Further consideration of an anthropological praxis in higher education can be extended to the interwoven roles of mentor-mentee, and the relationship that emerges therein. I work at an institution that centers its pedagogy around mindful, intentional, and reflexive engaged learning. Students undertake a major student-initiated, faculty coached project as well as a final capstone with other kinds of applied experience mixed in (e.g., internships, practicums, undergraduate research, study abroad, etc.). As such, faculty really do become more like coaches than instructors, a wonderful disruption of the standard classroom power dynamic. And the role of mentors and mentees becomes foregrounded because it becomes a highly intentional part of the educational mix.
As C&A evolves its mentor network, it might well look the National Association for the Practice of Anthropology (NAPA), which has a well-established mentoring program. Expectations for mentors are basic and relatively straightforward: be present and available; seek to determine a good match of interests; work to establish deeper conversations; reflect on the mentor experience (NAPA actually has a formal mentoring agreement, a mentor match form, and an evaluative form). At its core, we are helping emergent scholars connect with our experience, other resources, networks, and opportunities. I do not worry all that much about having some idealized fit with a mentee. Often at the undergraduate level, it is making them aware of resources (Annual Reviews, JSTOR, and Academia.edu or ResearchGate), and helping them tap into my broader network of scholars with specific knowledge and experience.

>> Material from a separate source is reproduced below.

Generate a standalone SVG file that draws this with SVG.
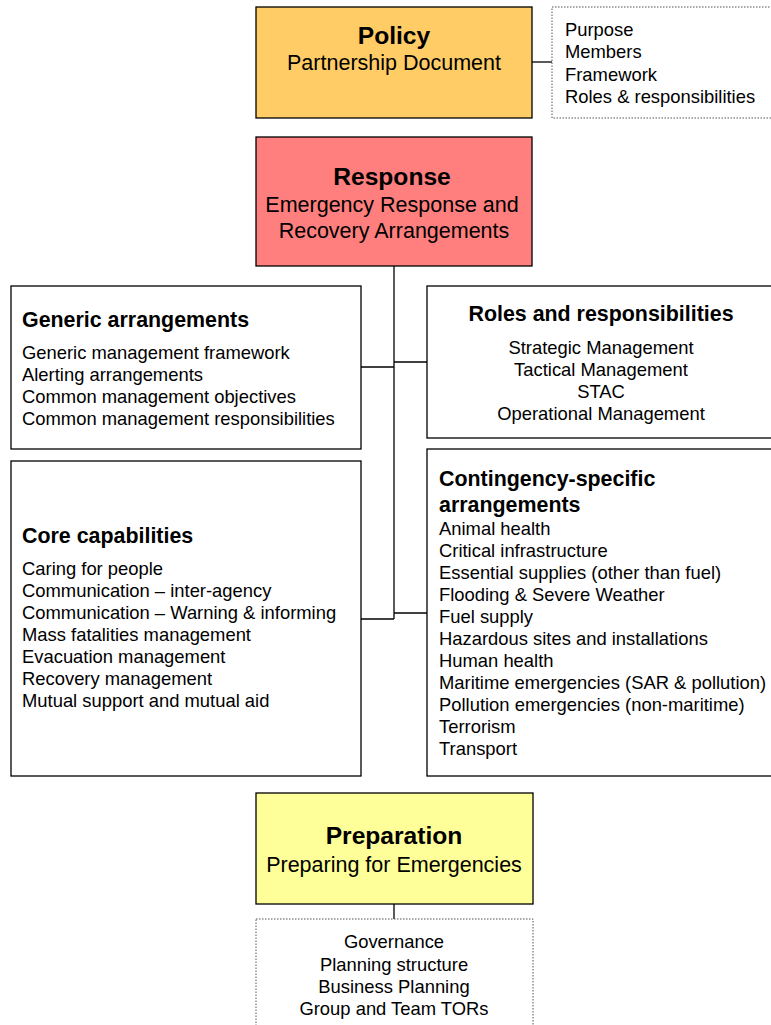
<svg xmlns="http://www.w3.org/2000/svg" width="771" height="1025" viewBox="0 0 771 1025">
<style>
text{font-family:"Liberation Sans",Arial,sans-serif;fill:#000}
.box{stroke:#000;stroke-width:1.3}
.dot{fill:#fff;stroke:#555;stroke-width:1;stroke-dasharray:1.5 1.5}
.h1{font-size:24.6px;font-weight:bold}
.h2{font-size:21.5px}
.t{font-size:18.4px}
.hb{font-size:21.4px;font-weight:bold}
.c{text-anchor:middle}
.con{stroke:#000;stroke-width:1.3;fill:none}
</style>
<rect width="771" height="1025" fill="#fff"/>
<g id="connectors">
<line class="con" x1="532" y1="62" x2="552" y2="62"/>
<line class="con" x1="394" y1="266" x2="394" y2="619"/>
<line class="con" x1="361" y1="367" x2="394" y2="367"/>
<line class="con" x1="394" y1="362" x2="427" y2="362"/>
<line class="con" x1="361" y1="619" x2="394" y2="619"/>
<line class="con" x1="394" y1="613" x2="427" y2="613"/>
<line class="con" x1="394" y1="904" x2="394" y2="919"/>
</g>
<g id="policy">
<rect class="box" x="256" y="7" width="276" height="111" fill="#FFCC66"/>
<text class="h1 c" x="394" y="44">Policy</text>
<text class="h2 c" x="394" y="70">Partnership Document</text>
</g>
<g id="policy-details">
<rect class="dot" x="552" y="7" width="225" height="111"/>
<text class="t" x="565" y="36">Purpose</text>
<text class="t" x="565" y="58">Members</text>
<text class="t" x="565" y="81">Framework</text>
<text class="t" x="565" y="103">Roles &amp; responsibilities</text>
</g>
<g id="response">
<rect class="box" x="256" y="137" width="276" height="129" fill="#FF7F7F"/>
<text class="h1 c" x="392" y="185">Response</text>
<text class="h2 c" x="392" y="212">Emergency Response and</text>
<text class="h2 c" x="394" y="238">Recovery Arrangements</text>
</g>
<g id="generic">
<rect class="box" x="11" y="286" width="350" height="163" fill="#fff"/>
<text class="hb" x="22" y="327">Generic arrangements</text>
<text class="t" x="22" y="359">Generic  management framework</text>
<text class="t" x="22" y="381">Alerting arrangements</text>
<text class="t" x="22" y="403">Common management objectives</text>
<text class="t" x="22" y="425">Common management responsibilities</text>
</g>
<g id="roles">
<rect class="box" x="427" y="286" width="350" height="152" fill="#fff"/>
<text class="hb c" x="601" y="321">Roles and responsibilities</text>
<text class="t c" x="601" y="354">Strategic Management</text>
<text class="t c" x="601" y="376">Tactical Management</text>
<text class="t c" x="601" y="398">STAC</text>
<text class="t c" x="601" y="420">Operational Management</text>
</g>
<g id="core">
<rect class="box" x="11" y="461" width="350" height="315" fill="#fff"/>
<text class="hb" x="22" y="543">Core capabilities</text>
<text class="t" x="22" y="575">Caring for people</text>
<text class="t" x="22" y="597">Communication – inter-agency</text>
<text class="t" x="22" y="619">Communication – Warning &amp; informing</text>
<text class="t" x="22" y="641">Mass fatalities management</text>
<text class="t" x="22" y="663">Evacuation management</text>
<text class="t" x="22" y="685">Recovery management</text>
<text class="t" x="22" y="707">Mutual support and mutual aid</text>
</g>
<g id="contingency">
<rect class="box" x="427" y="449" width="350" height="327" fill="#fff"/>
<text class="hb" x="439" y="486">Contingency-specific</text>
<text class="hb" x="439" y="512">arrangements</text>
<text class="t" x="439" y="535">Animal health</text>
<text class="t" x="439" y="557">Critical infrastructure</text>
<text class="t" x="439" y="579">Essential supplies (other than fuel)</text>
<text class="t" x="439" y="601">Flooding &amp; Severe Weather</text>
<text class="t" x="439" y="623">Fuel supply</text>
<text class="t" x="439" y="645">Hazardous sites and installations</text>
<text class="t" x="439" y="667">Human health</text>
<text class="t" x="439" y="689">Maritime emergencies (SAR &amp; pollution)</text>
<text class="t" x="439" y="711">Pollution emergencies (non-maritime)</text>
<text class="t" x="439" y="733">Terrorism</text>
<text class="t" x="439" y="755">Transport</text>
</g>
<g id="preparation">
<rect class="box" x="256" y="793" width="277" height="111" fill="#FFFF99"/>
<text class="h1 c" x="394" y="844">Preparation</text>
<text class="h2 c" x="394" y="872">Preparing for Emergencies</text>
</g>
<g id="preparation-details">
<rect class="dot" x="256" y="919" width="277" height="120"/>
<text class="t c" x="394" y="948">Governance</text>
<text class="t c" x="394" y="971">Planning structure</text>
<text class="t c" x="394" y="993">Business Planning</text>
<text class="t c" x="394" y="1015">Group and Team TORs</text>
</g>
</svg>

NAPA suggests that mentees take the relationship seriously; be receptive to information given; be sensitive to the mentor’s availability and time; set realistic expectations; and follow through with the relationship. It sounds really good in the abstract. However, most mentees that I’ve run into don’t really know how to be good ones, and this has little to do with overall intellectual skill. Rather, they simply have had no model for the relationship. Thus, it’s best to operate in explicit code rather than assume mentees will understand how things work. To take but one small example, I have been working with a very bright, over-programmed high school student who is passionate about humanitarian aid and the current refugee disaster. We chatted for well over an hour on the phone; I followed up with materials for her to look at; I connected with colleagues who work in this area. After spending considerable time rustling up materials that were sent via email, there was radio silence. No acknowledgement of materials received, let alone a thanks. A couple of weeks past and in sailed an email. Had I contacted my colleagues? Um… yes. I forwarded a phone number of a colleague who could likely set up a field experience and I forwarded materials from another colleague. More radio silence. You get the idea.

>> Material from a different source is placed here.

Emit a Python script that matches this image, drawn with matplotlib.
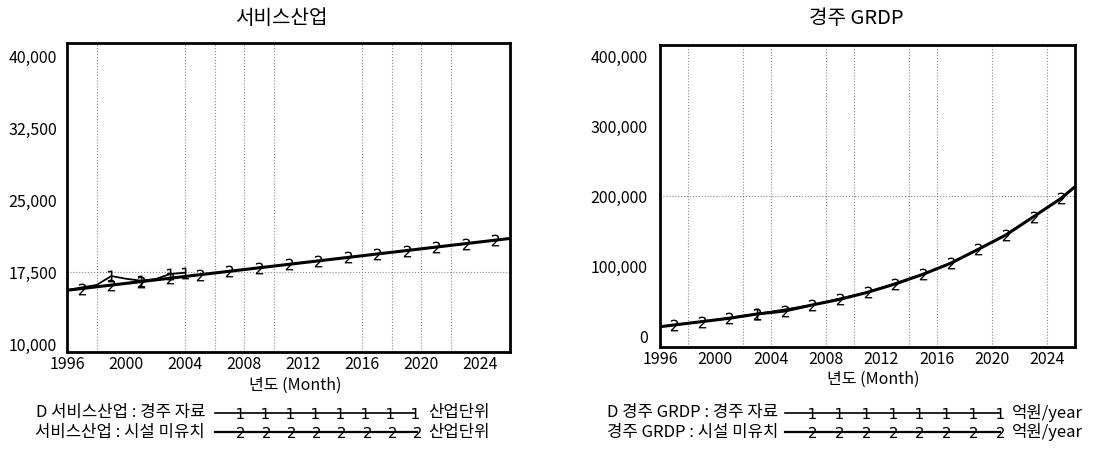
import matplotlib
matplotlib.use("Agg")
import matplotlib.pyplot as plt
from matplotlib.lines import Line2D
import numpy as np

plt.rcParams['font.family'] = ['Noto Sans CJK KR', 'DejaVu Sans']

# =============================================================================
    # Data
# =============================================================================
# 서비스산업 : 경주 자료 (data, series 1)
svc_data_years = [1996, 1997, 1998, 1999, 2000, 2001, 2002, 2003, 2004]
svc_data_vals = [15600, 15900, 16150, 17080, 16800, 16600, 16770, 17300, 17430]

# 서비스산업 : 시설 미유치 (simulation, series 2)
svc_sim_years = [1996, 1997, 1999, 2001, 2003, 2005, 2007, 2009, 2011,
                 2013, 2015, 2017, 2019, 2021, 2023, 2025, 2026]
svc_sim_vals = [15600, 15780, 16140, 16500, 16860, 17220, 17580, 17940, 18300,
                18660, 19020, 19380, 19740, 20100, 20460, 20820, 21000]

# 경주 GRDP : 경주 자료
gdp_data_years = [1996, 1999, 2003, 2007, 2011, 2015]
gdp_data_vals = [13300, 20500, 31400, 44300, 62400, 88100]

# 경주 GRDP : 시설 미유치
gdp_sim_years = [1996, 1997, 1999, 2001, 2003, 2005, 2007, 2009, 2011,
                 2013, 2015, 2017, 2019, 2021, 2023, 2025, 2026]
gdp_sim_vals = [13300, 15700, 20500, 25300, 31400, 35700, 44300, 52400, 62400,
                74300, 88100, 103800, 123800, 144300, 170400, 196700, 213300]

svc_yticks = [10000, 17500, 25000, 32500, 40000]
gdp_yticks = [0, 100000, 200000, 300000, 400000]
xticks = [1996, 2000, 2004, 2008, 2012, 2016, 2020, 2024]

svc_vgrid = [1998, 2004, 2006, 2008, 2010, 2016, 2018, 2020, 2022]
gdp_vgrid = [1998, 2002, 2004, 2008, 2010, 2014, 2016, 2020, 2024]

W, H = 1101, 454

fig = plt.figure(figsize=(W / 100, H / 100), dpi=100)

def box(x0, y0, x1, y1):
    return [x0 / W, 1 - y1 / H, (x1 - x0) / W, (y1 - y0) / H]

ax1 = fig.add_axes(box(67, 43, 510, 352))
ax2 = fig.add_axes(box(660, 45, 1075, 347))

def setup(ax, yticks, ylim, vgrid, hgrid, ypad, lab_x):
    ax.set_xlim(1996, 2026)
    ax.set_ylim(*ylim)
    ax.set_xticks(xticks)
    ax.set_xticklabels([str(t) for t in xticks], fontsize=11.5, fontweight='medium')
    ax.set_yticks(yticks)
    ax.set_yticklabels([f"{t:,}" for t in yticks], fontsize=11.5, fontweight='medium')
    ax.tick_params(length=0)
    ax.tick_params(axis='y', pad=ypad)
    ax.tick_params(axis='x', pad=3)
    for s in ax.spines.values():
        s.set_linewidth(2)
        s.set_color('black')
    for g in vgrid:
        ax.axvline(g, color='#888888', linestyle=':', linewidth=0.8, zorder=0)
    ax.axhline(hgrid, color='#888888', linestyle=':', linewidth=0.8, zorder=0)
    ax.set_xlabel('년도 (Month)', fontsize=11.5)
    ax.xaxis.set_label_coords(lab_x, -0.08)

setup(ax1, svc_yticks, (9170, 41360), svc_vgrid, 17500, 7, 0.515)
setup(ax2, gdp_yticks, (-15700, 415700), gdp_vgrid, 200000, 9, 0.515)

mk = dict(markeredgewidth=0, markerfacecolor='black')

# series lines
ax1.plot(svc_data_years, svc_data_vals, color='black', linewidth=1.3,
         marker='$1$', markersize=8.5, markevery=[3, 5, 7, 8], **mk)
ax1.plot(svc_sim_years, svc_sim_vals, color='black', linewidth=2.2,
         marker='$2$', markersize=8.5, markevery=slice(1, -1), **mk)

ax2.plot(gdp_data_years, gdp_data_vals, color='black', linewidth=1.3,
         marker='$1$', markersize=8.5, markevery=[2], **mk)
ax2.plot(gdp_sim_years, gdp_sim_vals, color='black', linewidth=2.2,
         marker='$2$', markersize=8.5, markevery=slice(1, -1), **mk)

# titles
fig.text(281 / W, 1 - 19 / H, '서비스산업', fontsize=14.5, ha='center', va='center')
fig.text(856 / W, 1 - 19 / H, '경주 GRDP', fontsize=14.5, ha='center', va='center')

# legends
def legend_row(x_text_end, x0, x1, x_unit, y, label, unit, marker, n, lw):
    yf = 1 - y / H
    fig.text(x_text_end / W, yf, label, fontsize=12, ha='right', va='center')
    xs = np.linspace(x0, x1, n + 1) / W
    fig.add_artist(Line2D(xs, [yf] * len(xs), transform=fig.transFigure,
                          color='black', linewidth=lw, marker=marker,
                          markersize=8, markevery=slice(1, None), **mk))
    fig.text(x_unit / W, yf, unit, fontsize=12, ha='left', va='center')

legend_row(205, 215, 415, 428, 413, 'D 서비스산업 : 경주 자료', '산업단위', '$1$', 8, 1.2)
legend_row(205, 215, 417, 428, 432, '서비스산업 : 시설 미유치', '산업단위', '$2$', 8, 1.6)
legend_row(778, 785, 1000, 1012, 413, 'D 경주 GRDP : 경주 자료', '억원/year', '$1$', 8, 1.2)
legend_row(778, 785, 1000, 1012, 432, '경주 GRDP : 시설 미유치', '억원/year', '$2$', 8, 1.6)

fig.savefig('out.png', dpi=100)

So as we move forward, I would argue that setting up a mentor program is a truly wonderful thing for C&A. It is a way to cultivate lifelong, committed members. It is also a way to engage our membership in deeply meaningful experiences that acknowledge and celebrate our expertise. My biggest caveat is that we help mentees be good ones who do not unintentionally undermine an otherwise good and productive relationship.

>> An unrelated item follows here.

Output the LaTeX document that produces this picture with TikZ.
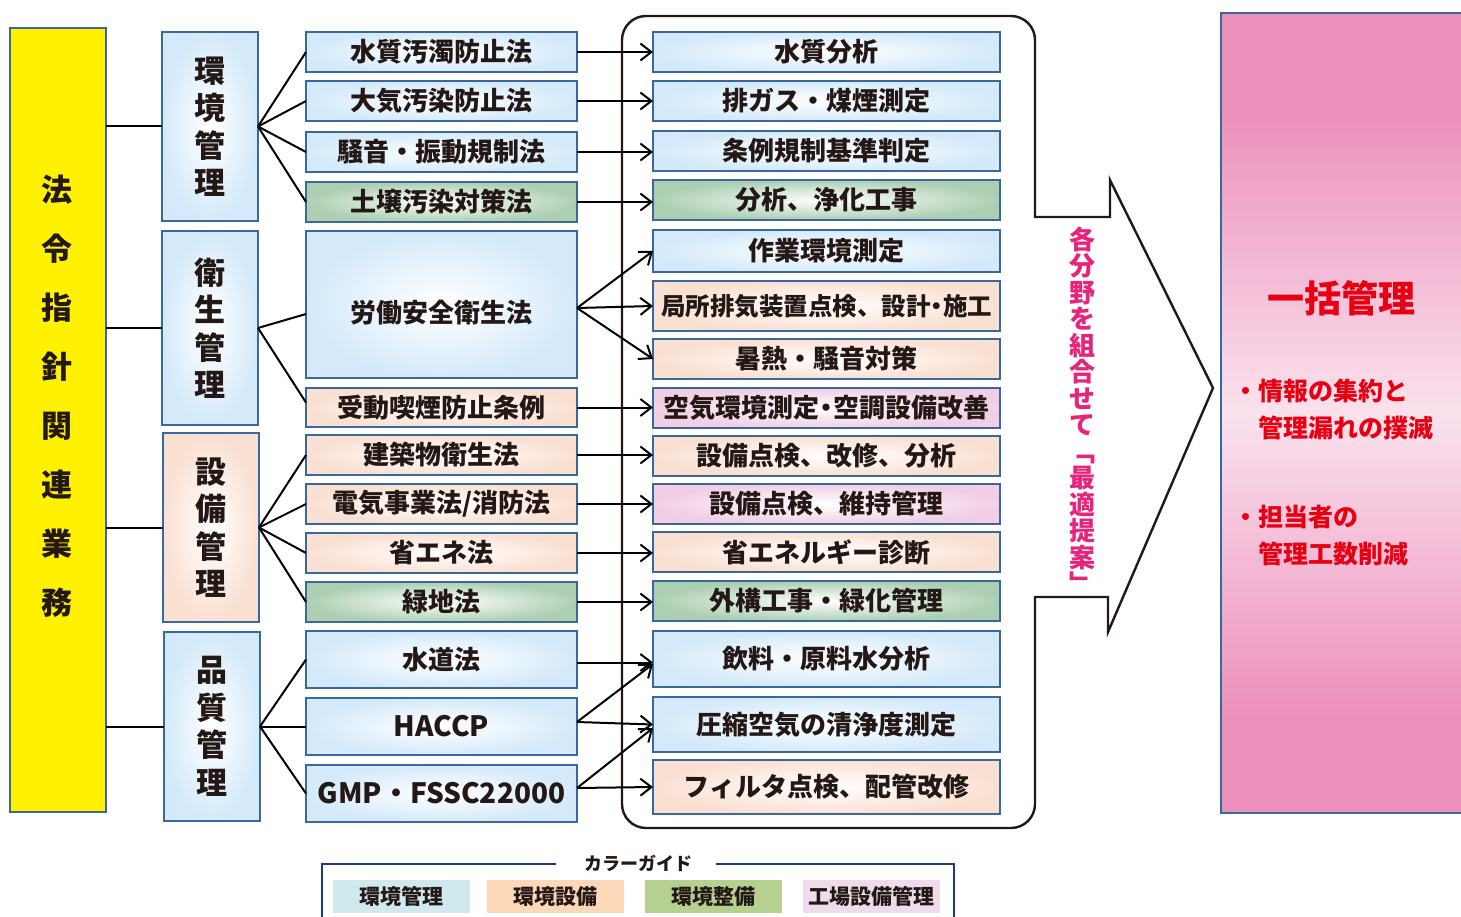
\documentclass[tikz,border=0pt]{standalone}
\usepackage{fontspec}
\setmainfont{Noto Sans CJK JP}
\usetikzlibrary{arrows.meta}
\definecolor{bord}{RGB}{58,104,156}
\definecolor{txt}{RGB}{35,24,21}
\definecolor{bluef}{RGB}{212,234,250}
\definecolor{peachf}{RGB}{250,224,210}
\definecolor{greenf}{RGB}{172,207,178}
\definecolor{pinkf}{RGB}{241,206,228}
\definecolor{yel}{RGB}{255,241,0}
\definecolor{mag}{RGB}{231,36,124}
\definecolor{redt}{RGB}{230,0,18}
\definecolor{pinkbg}{RGB}{237,143,187}
\definecolor{pinkmid}{RGB}{250,226,237}
\definecolor{navy}{RGB}{28,54,140}
\definecolor{lg1}{RGB}{207,233,239}
\definecolor{lg2}{RGB}{251,216,184}
\definecolor{lg3}{RGB}{182,209,143}
\definecolor{lg4}{RGB}{238,220,234}
\pgfdeclareverticalshading{pinkshade}{100bp}{color(0bp)=(pinkbg); color(31bp)=(pinkbg); color(50bp)=(pinkmid); color(69bp)=(pinkbg); color(100bp)=(pinkbg)}
\tikzset{
  basebox/.style={draw=bord, line width=2.4pt, inner sep=0pt, outer sep=0pt, text=txt, align=center, font=\bfseries\fontsize{26}{30}\selectfont},
  bluebox/.style={basebox, inner color=white, outer color=bluef},
  peachbox/.style={basebox, inner color=white, outer color=peachf},
  greenbox/.style={basebox, inner color=white, outer color=greenf},
  pinkbox/.style={basebox, inner color=white, outer color=pinkf},
  lawbox/.style={minimum width=271pt, minimum height=40pt},
  resbox/.style={minimum width=347pt, minimum height=40pt},
  catbox/.style={minimum width=96pt, minimum height=189pt, font=\bfseries\fontsize{31}{37.5}\selectfont},
  conn/.style={draw=black, line width=2pt},
  arr/.style={conn, -{Straight Barb[length=11pt,width=17pt]}},
  outline/.style={draw=txt, line width=2.4pt},
  legline/.style={draw=navy, line width=2.6pt},
  legitem/.style={inner sep=0pt, minimum width=137pt, minimum height=33pt, text=txt, font=\bfseries\fontsize{21}{24}\selectfont},
}
\begin{document}
\begin{tikzpicture}[x=1pt,y=-1pt]
\useasboundingbox (0,0) rectangle (1461,917);
\fill[white] (0,0) rectangle (1461,917);

% yellow column
\node[basebox, fill=yel, minimum width=96pt, minimum height=784pt] (law) at (58,420) {};
\node[text=txt, align=center, inner sep=0pt, font=\bfseries\fontsize{31}{59}\selectfont] (lawtxt) at (57,396.5) {法\\令\\指\\針\\関\\連\\業\\務};

% categories
\node[bluebox, catbox] (c1) at (210,126.5) {環\\境\\管\\理};
\node[bluebox, catbox, minimum height=194pt] (c2) at (210,328) {衛\\生\\管\\理};
\node[peachbox, catbox] (c3) at (211,527.5) {設\\備\\管\\理};
\node[bluebox, catbox] (c4) at (212,726.5) {品\\質\\管\\理};

% laws
\node[bluebox, lawbox] (l1) at (441.5,52) {水質汚濁防止法};
\node[bluebox, lawbox] (l2) at (441.5,101) {大気汚染防止法};
\node[bluebox, lawbox] (l3) at (441.5,152) {騒音・振動規制法};
\node[greenbox, lawbox] (l4) at (441.5,202) {土壌汚染対策法};
\node[bluebox, lawbox, minimum height=147pt, text height=35pt, text depth=0pt] (l5) at (441.5,304.5) {労働安全衛生法};
\node[peachbox, lawbox, minimum height=39pt] (l6) at (441.5,407.5) {受動喫煙防止条例};
\node[peachbox, lawbox] (l7) at (441.5,455) {建築物衛生法};
\node[peachbox, lawbox] (l8) at (441.5,504) {電気事業法/消防法};
\node[peachbox, lawbox] (l9) at (441.5,553) {省エネ法};
\node[greenbox, lawbox] (l10) at (441.5,602) {緑地法};
\node[bluebox, lawbox, minimum height=57pt] (l11) at (441.5,659.5) {水道法};
\node[bluebox, lawbox, minimum height=57pt, font=\bfseries\fontsize{28}{30}\selectfont] (l12) at (441.5,726.5) {HACCP};
\node[bluebox, lawbox, minimum height=57pt, font=\bfseries\fontsize{28}{30}\selectfont] (l13) at (441.5,793.5) {GMP・FSSC22000};

% results
\node[bluebox, resbox] (r1) at (826.5,52) {水質分析};
\node[bluebox, resbox] (r2) at (826.5,101) {排ガス・煤煙測定};
\node[bluebox, resbox] (r3) at (826.5,151) {条例規制基準判定};
\node[greenbox, resbox] (r4) at (826.5,200) {分析、浄化工事};
\node[bluebox, resbox, minimum height=42pt] (r5) at (826.5,251) {作業環境測定};
\node[peachbox, resbox, minimum height=50pt, font=\bfseries\fontsize{24.5}{30}\selectfont] (r6) at (826.5,306) {局所排気装置点検、設計\kern-6pt・\kern-6pt施工};
\node[peachbox, resbox] (r7) at (826.5,359) {暑熱・騒音対策};
\node[pinkbox, resbox, font=\bfseries\fontsize{26}{30}\selectfont] (r8) at (826.5,408) {空気環境測定\kern-6pt・\kern-6pt空調設備改善};
\node[peachbox, resbox] (r9) at (826.5,456) {設備点検、改修、分析};
\node[pinkbox, resbox] (r10) at (826.5,504) {設備点検、維持管理};
\node[peachbox, resbox] (r11) at (826.5,552) {省エネルギー診断};
\node[greenbox, resbox] (r12) at (826.5,601) {外構工事・緑化管理};
\node[bluebox, resbox, minimum height=56pt] (r13) at (826.5,659) {飲料・原料水分析};
\node[bluebox, resbox, minimum height=55pt] (r14) at (826.5,724.5) {圧縮空気の清浄度測定};
\node[peachbox, resbox, minimum height=54pt] (r15) at (826.5,787) {フィルタ点検、配管改修};

% bracket + big arrow outline
\draw[outline] (1035,217) -- (1035,40) .. controls (1035,26.7) and (1024.3,16) .. (1011,16) -- (646,16) .. controls (632.7,16) and (622,26.7) .. (622,40) -- (622,804) .. controls (622,817.3) and (632.7,828) .. (646,828) -- (1011,828) .. controls (1024.3,828) and (1035,817.3) .. (1035,804) -- (1035,597) -- (1108,597) -- (1108,632) -- (1213,388) -- (1110,180) -- (1110,217) -- cycle;

% yellow to categories
\foreach \c in {c1,c2,c3,c4} \draw[conn] (law.east |- \c.west) -- (\c.west);

% fans
\foreach \l in {l1,l2,l3,l4} \draw[conn] (c1.east) -- (\l.west);
\draw[conn] (c2.east) -- ([yshift=-9.5pt]l5.west);
\draw[conn] (c2.east) -- ([yshift=5pt]l6.west);
\foreach \l in {l7,l8,l9,l10} \draw[conn] (c3.east) -- (\l.west);
\foreach \l in {l11,l12,l13} \draw[conn] (c4.east) -- (\l.west);

% arrows
\draw[arr] (l1.east) -- (l1.east -| r1.west);
\draw[arr] (l2.east) -- (l2.east -| r2.west);
\draw[arr] (l3.east) -- (l3.east -| r3.west);
\draw[arr] (l4.east) -- (l4.east -| r4.west);
\draw[arr] ([yshift=-3.5pt]l5.east) -- (r5.west);
\draw[arr] ([yshift=-3.5pt]l5.east) -- (r6.west);
\draw[arr] ([yshift=-3.5pt]l5.east) -- (r7.west);
\draw[arr] (l6.east) -- (l6.east -| r8.west);
\draw[arr] (l7.east) -- (l7.east -| r9.west);
\draw[arr] (l8.east) -- (l8.east -| r10.west);
\draw[arr] (l9.east) -- (l9.east -| r11.west);
\draw[arr] (l10.east) -- (l10.east -| r12.west);
\draw[arr] ([yshift=-3pt]l11.east) -- ([yshift=-3pt]l11.east -| r13.west);
\draw[arr] ([yshift=4.5pt]l12.east) -- ([yshift=-5pt]r13.west);
\draw[arr] ([yshift=4.5pt]l12.east) -- (r14.west);
\draw[arr] ([yshift=5.5pt]l13.east) -- ([yshift=-3.5pt]r14.west);
\draw[arr] ([yshift=5.5pt]l13.east) -- (r15.west);

% vertical magenta text
\node[text=mag, align=center, inner sep=0pt, font=\bfseries\fontsize{26}{26.5}\selectfont] (teian) at (1082,410) {各\\分\\野\\を\\組\\合\\せ\\て\\﹁\\最\\適\\提\\案\\﹂};

% pink panel
\node[draw=bord, line width=2.4pt, shading=pinkshade, minimum width=260pt, minimum height=800pt, inner sep=0pt, anchor=north west] (panel) at (1220,12) {};
\node[text=redt, inner sep=0pt, font=\bfseries\fontsize{37}{40}\selectfont] (ikkatsu) at (1341,298) {一括管理};
\node[text=redt, align=left, anchor=west, inner sep=0pt, font=\bfseries\fontsize{25}{37}\selectfont] (merit1) at (1233,409.5) {・情報の集約と\\\hspace*{25pt}管理漏れの撲滅};
\node[text=redt, align=left, anchor=west, inner sep=0pt, font=\bfseries\fontsize{25}{37}\selectfont] (merit2) at (1233,535.5) {・担当者の\\\hspace*{25pt}管理工数削減};

% legend
\node[text=txt, inner sep=0pt, font=\bfseries\fontsize{18}{20}\selectfont] (legtitle) at (638,863) {カラーガイド};
\draw[legline] (556,864) -- (322,864) -- (322,930);
\draw[legline] (716,864) -- (954,864) -- (954,930);
\node[legitem, fill=lg1] (g1) at (401.5,896.5) {環境管理};
\node[legitem, fill=lg2] (g2) at (555.5,896.5) {環境設備};
\node[legitem, fill=lg3] (g3) at (713.5,896.5) {環境整備};
\node[legitem, fill=lg4] (g4) at (871.5,896.5) {工場設備管理};
\end{tikzpicture}
\end{document}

Let me provide an example of how a close mentoring experience in an ethnographic field school setting as we help craft emergent ethnographers. In fact, this type of training is a classic example of what we today call project-based, engaged learning, which would easily be classified as fitting squarely with a number of AAC&U high-impact pedagogies. Consider, for example, a highly successful NSF-funded ethnographic field school in the Maya Western Highlands of Guatemala from 1995-2006 (cf. Hawkins 2014). Hawkins (2014:552-553) underscores the power of applying ideas and methods learned initially in classroom in real-world ethnographic settings for a sustained, twelve-week summer field season by drawing on cutting-edge teaching-learning theory. The mentor’s role is to help coach students in a structured, intentional, and reflexive learning process that also results in the production of unique knowledge that contributes to the field. Students craft their own field project around a common theme; present their work at a six-week midpoint that forces them to formally analyze data and commit to incipient interpretation; and produce a final paper. It is simply a qualitatively different experience than in the classroom. Students not only have to craft and carry out an empirical project based on participant observation, they have to additionally navigate settling into their new home, getting along with their host family and neighbors, brokering relationships in the community, finding great key informants, and getting fed.
The very best final student papers were turned into professionally published chapters in high-quality edited volumes (Hawkins and Adams 2005; Adams and Hawkins 2007; Hawkins, McDonald, and Adams 2013). Having been involved in one of those volumes, I can attest to the additional work and mentoring in shaping an undergraduate student paper into a chapter that passes rigorous peer-review muster.
Taken as a whole, this is a radically different, more sustained, and holistic mentor-mentee experience that could ever occur in a classroom setting. Not surprisingly, a number of the students who went through this process have gone on to graduate school in anthropology and allied fields undoubtedly aided by this intense educational experience.
References
Adams, Walter Randolph, and John P. Hawkins, eds.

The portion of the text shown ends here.